**Exercise description**
Copy the data that follows exactly. Include no pictures.

**Given material**
# # # # # # #
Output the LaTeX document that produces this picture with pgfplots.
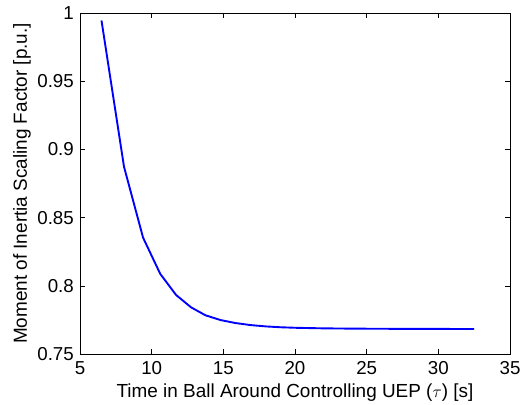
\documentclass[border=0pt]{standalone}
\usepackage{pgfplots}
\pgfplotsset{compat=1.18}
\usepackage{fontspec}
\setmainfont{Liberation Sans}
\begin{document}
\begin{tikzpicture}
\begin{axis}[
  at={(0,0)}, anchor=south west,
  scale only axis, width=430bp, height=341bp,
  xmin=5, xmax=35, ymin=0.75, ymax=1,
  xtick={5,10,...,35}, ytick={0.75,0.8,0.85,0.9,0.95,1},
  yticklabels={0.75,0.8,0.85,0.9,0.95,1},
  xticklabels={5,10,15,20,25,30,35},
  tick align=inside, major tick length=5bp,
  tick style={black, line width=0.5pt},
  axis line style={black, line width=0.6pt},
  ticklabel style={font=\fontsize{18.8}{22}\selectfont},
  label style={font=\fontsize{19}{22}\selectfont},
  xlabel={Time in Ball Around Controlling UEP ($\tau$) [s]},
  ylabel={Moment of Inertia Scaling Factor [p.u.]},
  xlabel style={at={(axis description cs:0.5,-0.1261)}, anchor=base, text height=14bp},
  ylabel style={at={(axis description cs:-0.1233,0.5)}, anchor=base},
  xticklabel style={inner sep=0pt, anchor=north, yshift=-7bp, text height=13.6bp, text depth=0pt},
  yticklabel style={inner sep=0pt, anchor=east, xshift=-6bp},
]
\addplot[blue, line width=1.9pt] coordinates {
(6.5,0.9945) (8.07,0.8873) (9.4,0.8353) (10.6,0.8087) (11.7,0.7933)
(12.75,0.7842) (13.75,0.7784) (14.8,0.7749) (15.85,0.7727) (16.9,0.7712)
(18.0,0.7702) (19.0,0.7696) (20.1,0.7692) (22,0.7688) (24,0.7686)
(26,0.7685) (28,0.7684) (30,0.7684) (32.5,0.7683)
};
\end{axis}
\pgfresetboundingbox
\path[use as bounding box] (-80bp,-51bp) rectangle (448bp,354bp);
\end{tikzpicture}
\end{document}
# # # # # # #
**Full response**
Output the LaTeX document that produces this picture with pgfplots.
\documentclass[border=0pt]{standalone}
\usepackage{pgfplots}
\pgfplotsset{compat=1.18}
\usepackage{fontspec}
\setmainfont{Liberation Sans}
\begin{document}
\begin{tikzpicture}
\begin{axis}[
  at={(0,0)}, anchor=south west,
  scale only axis, width=430bp, height=341bp,
  xmin=5, xmax=35, ymin=0.75, ymax=1,
  xtick={5,10,...,35}, ytick={0.75,0.8,0.85,0.9,0.95,1},
  yticklabels={0.75,0.8,0.85,0.9,0.95,1},
  xticklabels={5,10,15,20,25,30,35},
  tick align=inside, major tick length=5bp,
  tick style={black, line width=0.5pt},
  axis line style={black, line width=0.6pt},
  ticklabel style={font=\fontsize{18.8}{22}\selectfont},
  label style={font=\fontsize{19}{22}\selectfont},
  xlabel={Time in Ball Around Controlling UEP ($\tau$) [s]},
  ylabel={Moment of Inertia Scaling Factor [p.u.]},
  xlabel style={at={(axis description cs:0.5,-0.1261)}, anchor=base, text height=14bp},
  ylabel style={at={(axis description cs:-0.1233,0.5)}, anchor=base},
  xticklabel style={inner sep=0pt, anchor=north, yshift=-7bp, text height=13.6bp, text depth=0pt},
  yticklabel style={inner sep=0pt, anchor=east, xshift=-6bp},
]
\addplot[blue, line width=1.9pt] coordinates {
(6.5,0.9945) (8.07,0.8873) (9.4,0.8353) (10.6,0.8087) (11.7,0.7933)
(12.75,0.7842) (13.75,0.7784) (14.8,0.7749) (15.85,0.7727) (16.9,0.7712)
(18.0,0.7702) (19.0,0.7696) (20.1,0.7692) (22,0.7688) (24,0.7686)
(26,0.7685) (28,0.7684) (30,0.7684) (32.5,0.7683)
};
\end{axis}
\pgfresetboundingbox
\path[use as bounding box] (-80bp,-51bp) rectangle (448bp,354bp);
\end{tikzpicture}
\end{document}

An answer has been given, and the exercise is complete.